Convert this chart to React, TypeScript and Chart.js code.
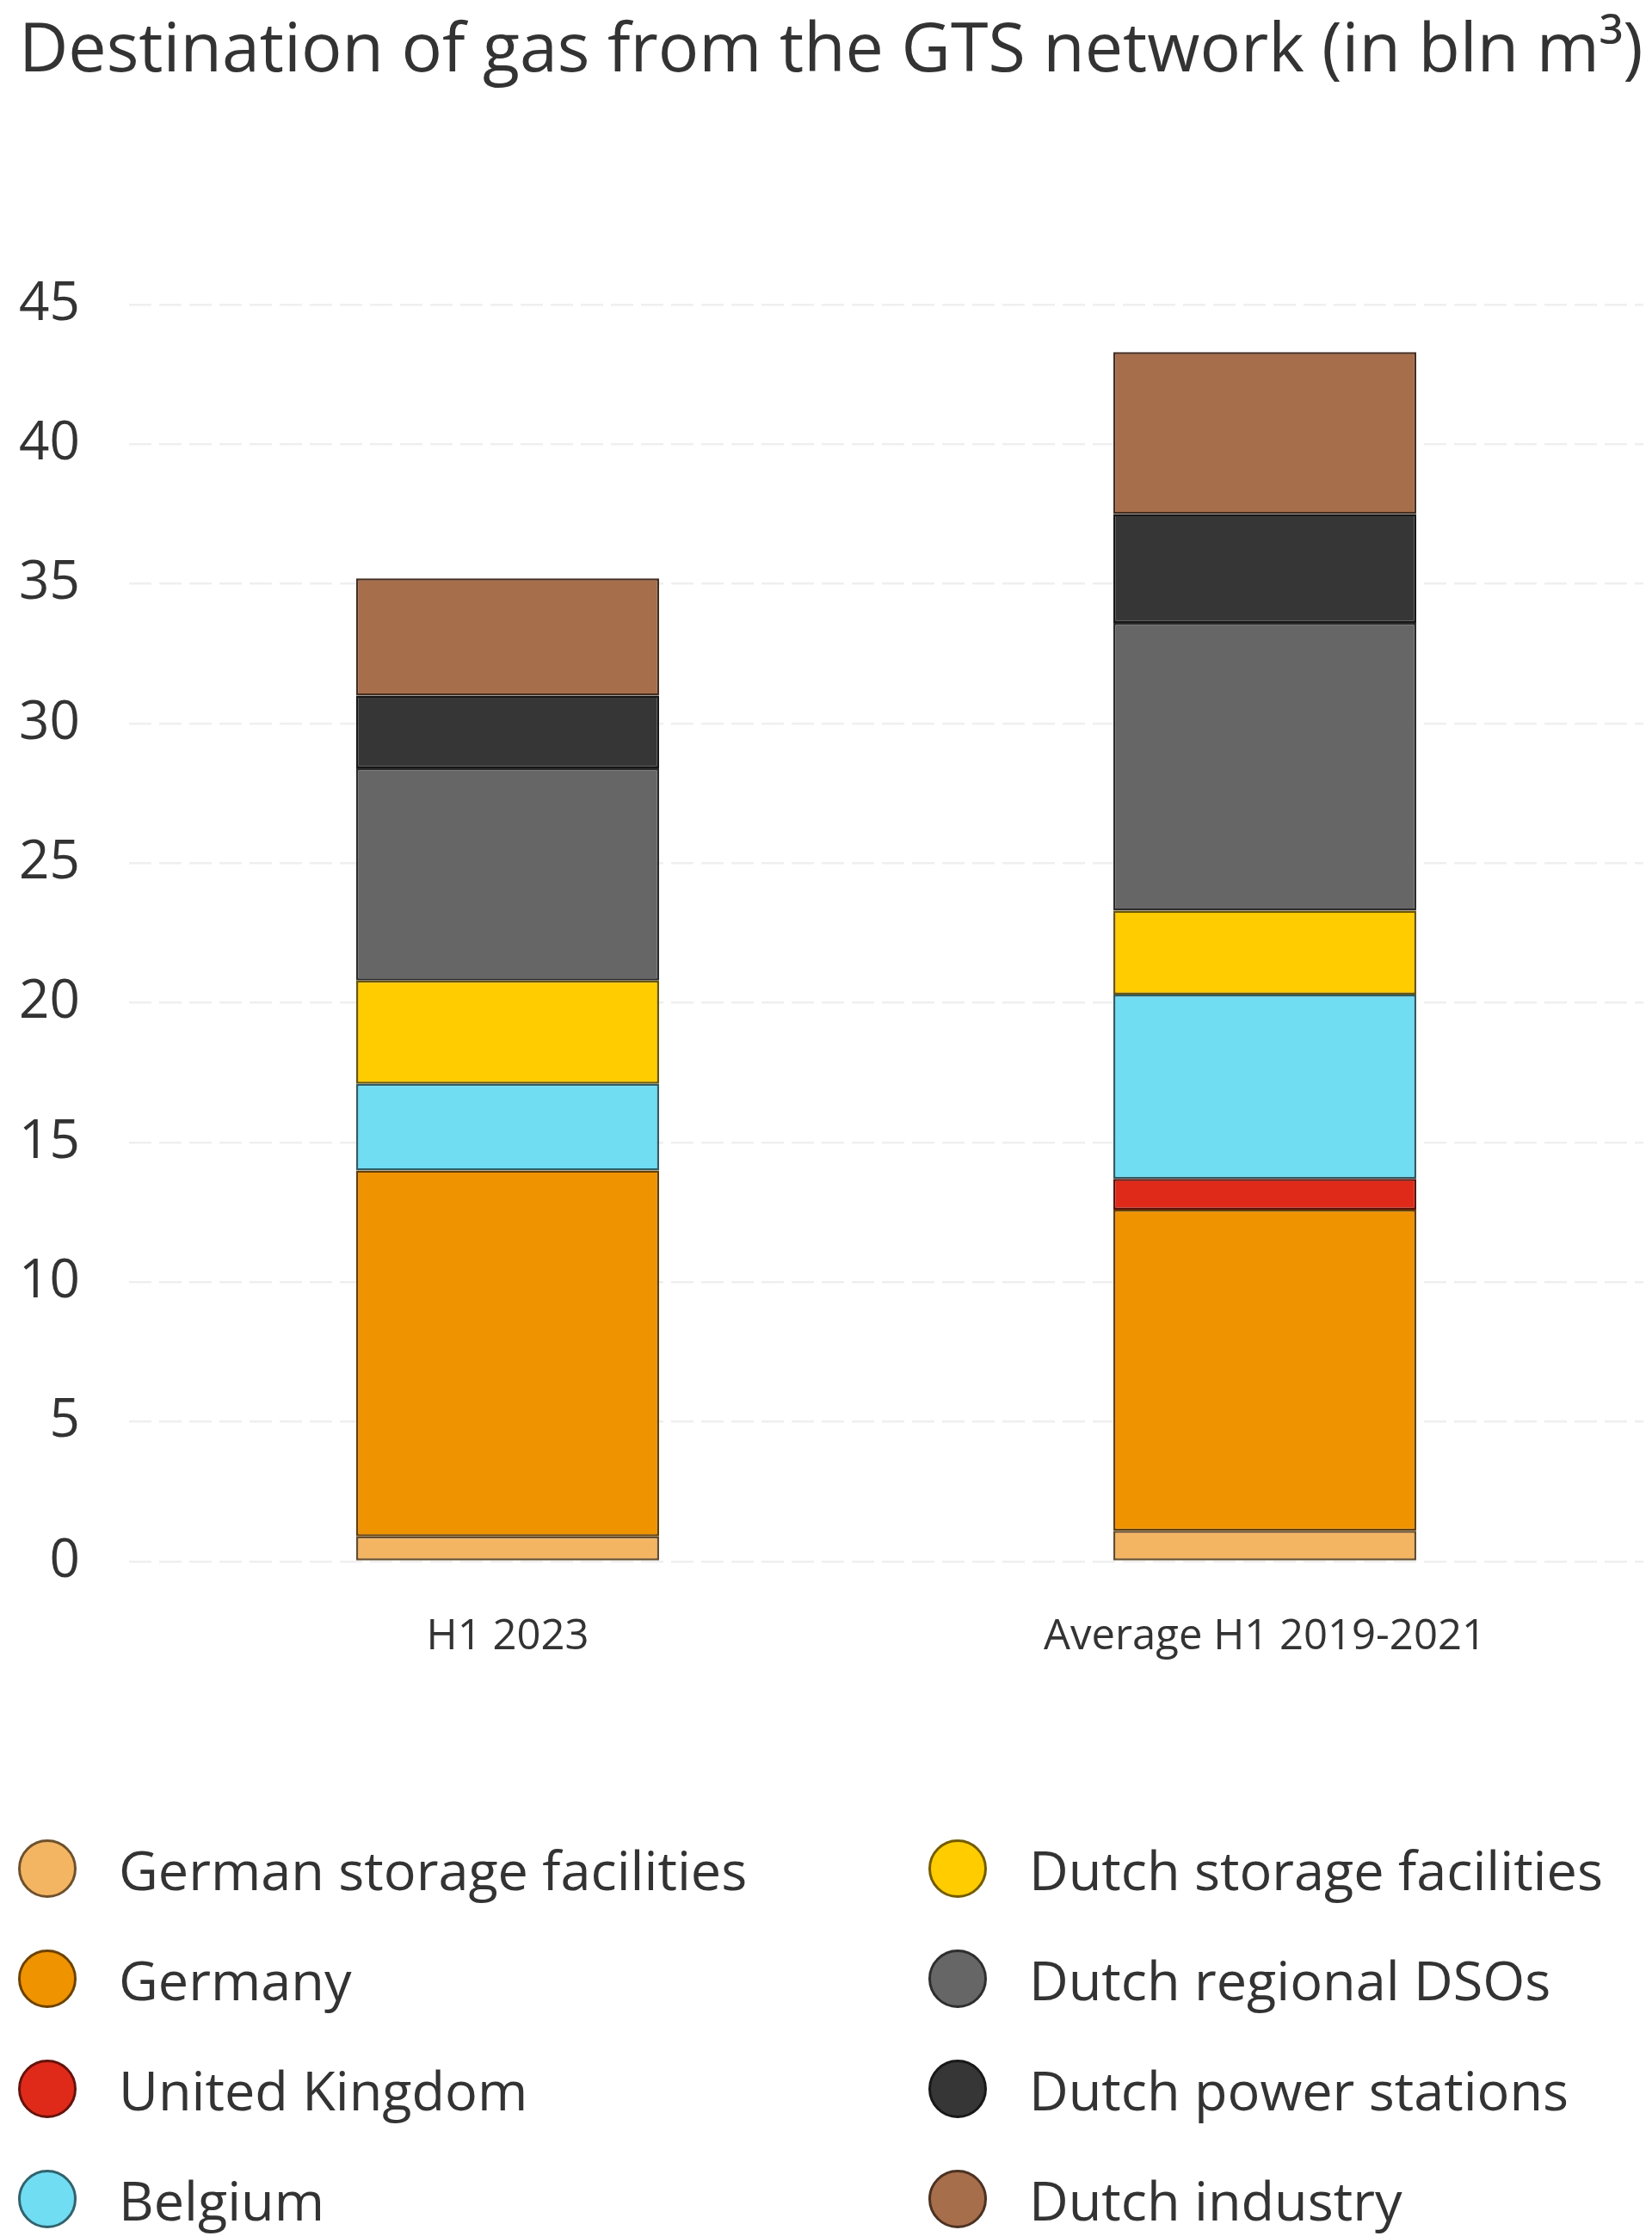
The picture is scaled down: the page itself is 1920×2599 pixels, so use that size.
import React, { useEffect, useRef } from "react";
import { Chart, registerables } from "chart.js";

Chart.register(...registerables);

// ---- data ----
const title = "Destination of gas from the GTS network (in bln m³)";
const categories = ["H1 2023", "Average H1 2019-2021"];
const seriesNames = [
  "German storage facilities",
  "Germany",
  "United Kingdom",
  "Belgium",
  "Dutch storage facilities",
  "Dutch regional DSOs",
  "Dutch power stations",
  "Dutch industry",
];
const germanStorage = [0.9, 1.1];
const germany = [13.1, 11.5];
const unitedKingdom = [null, 1.1];
const belgium = [3.1, 6.6];
const dutchStorage = [3.7, 3.0];
const dutchDSOs = [7.6, 10.3];
const dutchPower = [2.6, 3.9];
const dutchIndustry = [4.2, 5.8];
const yMin = 0;
const yMax = 45;
const yStep = 5;

// ---- styles ----
const seriesColors = [
  "#F4B563",
  "#F09300",
  "#DF2A1A",
  "#70DDF3",
  "#FFCC00",
  "#666666",
  "#363636",
  "#A76E4B",
];
const FONT = "'Open Sans', 'Noto Sans', sans-serif";
const TEXT = "#333333";

function darken(hex: string, f: number): string {
  const n = parseInt(hex.slice(1), 16);
  const r = Math.round(((n >> 16) & 255) * f);
  const g = Math.round(((n >> 8) & 255) * f);
  const b = Math.round((n & 255) * f);
  return `rgb(${r},${g},${b})`;
}

const seriesData = [
  germanStorage,
  germany,
  unitedKingdom,
  belgium,
  dutchStorage,
  dutchDSOs,
  dutchPower,
  dutchIndustry,
];

function BarChart() {
  const ref = useRef<HTMLCanvasElement | null>(null);
  useEffect(() => {
    if (!ref.current) return;
    const chart = new Chart(ref.current, {
      type: "bar",
      data: {
        labels: categories,
        datasets: seriesNames.map((name, i) => ({
          label: name,
          data: seriesData[i] as any,
          backgroundColor: seriesColors[i],
          borderColor: darken(seriesColors[i], 0.42),
          borderWidth: 2.5,
          borderSkipped: false,
          barPercentage: 0.4,
          categoryPercentage: 1,
        })),
      },
      options: {
        animation: false,
        responsive: false,
        devicePixelRatio: 1,
        layout: { padding: { top: 354, right: 10, left: 0, bottom: 0 } },
        plugins: {
          legend: { display: false },
          title: { display: false },
          tooltip: { enabled: false },
        },
        scales: {
          x: {
            stacked: true,
            grid: { display: false, drawTicks: false },
            border: { display: false },
            ticks: {
              color: TEXT,
              font: { family: FONT, size: 49 },
              padding: 59,
            },
            afterFit: (s: any) => {
              s.height = 185;
            },
          },
          y: {
            stacked: true,
            min: yMin,
            max: yMax,
            grid: {
              color: "#efefef",
              lineWidth: 2.5,
              drawTicks: false,
            },
            border: { display: false, dash: [26, 9] },
            ticks: {
              stepSize: yStep,
              color: TEXT,
              font: { family: FONT, size: 62 },
              padding: 57,
            },
            afterFit: (s: any) => {
              s.width = 150;
            },
          },
        },
      },
    });
    return () => chart.destroy();
  }, []);
  return (
    <canvas
      ref={ref}
      width={1920}
      height={2000}
      style={{ position: "absolute", left: 0, top: 0, width: 1920, height: 2000 }}
    />
  );
}

function Legend() {
  const colLeft = [21, 1079];
  const rowCenter = [2172, 2300, 2428, 2556];
  return (
    <>
      {seriesNames.map((name, i) => {
        const col = Math.floor(i / 4);
        const row = i % 4;
        return (
          <div
            key={name}
            style={{
              position: "absolute",
              left: colLeft[col],
              top: rowCenter[row] - 34,
              height: 68,
              display: "flex",
              alignItems: "center",
              whiteSpace: "nowrap",
            }}
          >
            <div
              style={{
                width: 68,
                height: 68,
                boxSizing: "border-box",
                borderRadius: "50%",
                background: seriesColors[i],
                border: `3px solid ${darken(seriesColors[i], 0.45)}`,
                flex: "0 0 auto",
              }}
            />
            <span
              style={{
                marginLeft: 49,
                fontFamily: FONT,
                fontSize: 63,
                color: TEXT,
              }}
            >
              {name}
            </span>
          </div>
        );
      })}
    </>
  );
}

export default function App() {
  return (
    <div
      style={{
        position: "absolute",
        left: 0,
        top: 0,
        width: 1920,
        height: 2599,
        background: "#ffffff",
        overflow: "hidden",
      }}
    >
      <BarChart />
      <div
        style={{
          position: "absolute",
          left: 22,
          top: 14,
          fontFamily: FONT,
          fontSize: 79,
          lineHeight: "78px",
          fontWeight: 500,
          color: TEXT,
          whiteSpace: "nowrap",
        }}
      >
        {title}
      </div>
      <Legend />
    </div>
  );
}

=======

What is being asked: Filter lines by "React" and return each hit.

Completed task:
Convert this chart to React, TypeScript and Chart.js code.
import React, { useEffect, useRef } from "react";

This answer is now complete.